D is for Duirinish

English and Gaelic spelling

Duirinish, on the west coast of Scotland and 95 miles away from home, is a small crofting township.

We stumbled upon it when we were exploring the area one day and it’s really lovely, with traditional houses, a river running through it, and ducks roaming free.

Duirinish used to be one large farm but in the early 1800’s the land was split up into crofts for families that had been displaced in the Highland Clearances which were started after the battle of Culloden (see previous post).
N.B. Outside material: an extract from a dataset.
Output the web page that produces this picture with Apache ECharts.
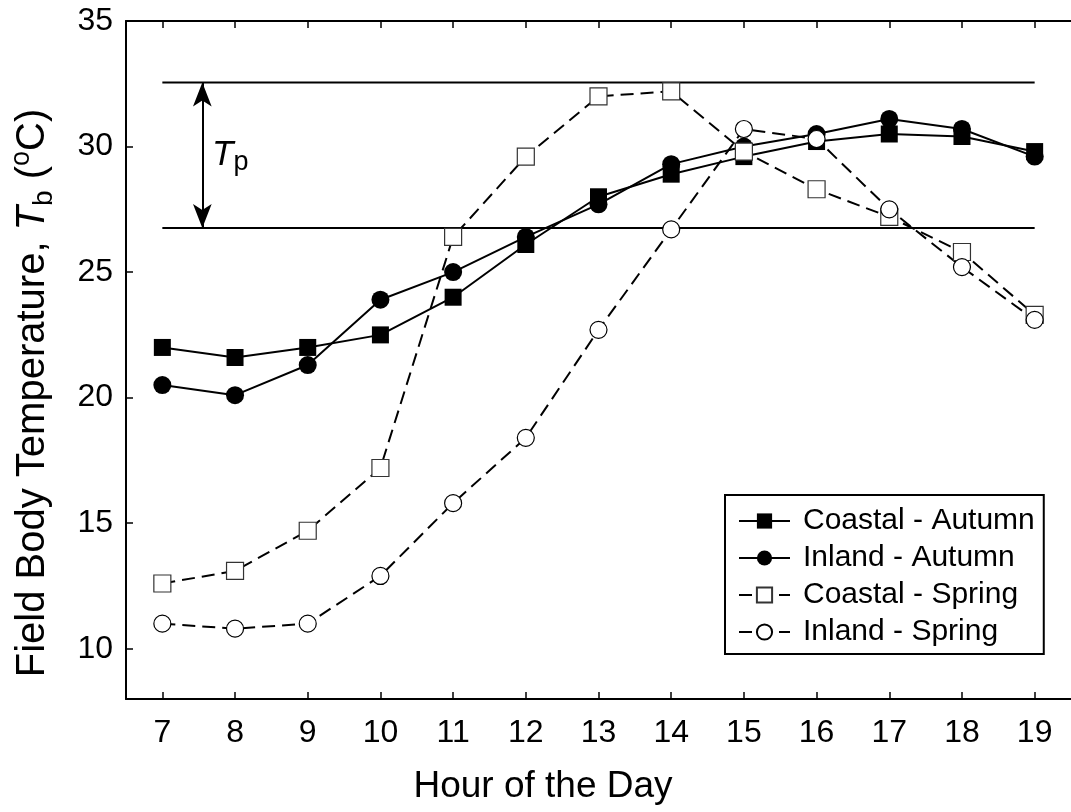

The very sturdy stone bridge which carries the main road over the river and away  was designed and built by the famous engineer Thomas Telford in 1826. Telford also built the Caledonian Canal, redesigned the Crinan Canal (which passed in front of the house my beloved grew up in) and built 32 churches across the Highlands and Islands – he’s buried in Westminster Abbey in London.

At the end of the 1800’s the village had a population of just over 100, but now there are about 20 people living there. Both of the world wars had a major impact on the population with men killed in the war and land being reappropriated by the government for an ammunition store.

As you walk from one end of the village to the other (it doesn’t take very long) you see evidence of crofting with these beautifully restored and painted pieces of farm equipment.

Then further along in the village there are rusty old bits of farm equipment – I think I prefer these weathered pieces.

I love this piece of the old machine as it has the Yin and Yang in it.

This was my favourite house in the village – it may look a little rough around the edges but it’s pink!! How perfect is that? Not only is it pink, it has a cat flap in the front door so it’s already set up for a crazy cat lady like me to move in – the only problem is that the commute would be a bit of a killer.

There’s my brief D post, which matched the smallness of the village of Duirinish. Before you go, why don’t you pop over to the A to Z Blog and see what my fellow bloggers have come up with for the letter D – click HERE to visit.

Until next time, stay safe, be good, and enjoy where you live this week.

Pamela & Ken
xxxxxxxxxxxx

P.S: The mention of cats has made me want to share a recent picture of Princess Cookie Cat with you – she never features in our trips out and about as she stays home to look after our place and be a diva.

18 thoughts on “D is for Duirinish

  1. Looks beautiful, but you'd really need a car to live there. Which may be why there are so few people in it. A friend of mine lives in a somewhat bigger village in Northamptonshire. There are no shops, no High Street, just houses. A weekly grocery van came past when I was visiting her, and, of all things, a weekly hairdresser van! Otherwise you had to drive to the nearest town to do your shopping and such. Visiting from the Challenge and thanks for the link. That's very thoughtful!

    Like

  2. It's amazing how certain things happen no matter where you live. This describes a lot of small town in Oklahoma too that never recovered from WW2 or I-40 cutting right through the state. Now if only Western Oklahoma were that green and had that many trees!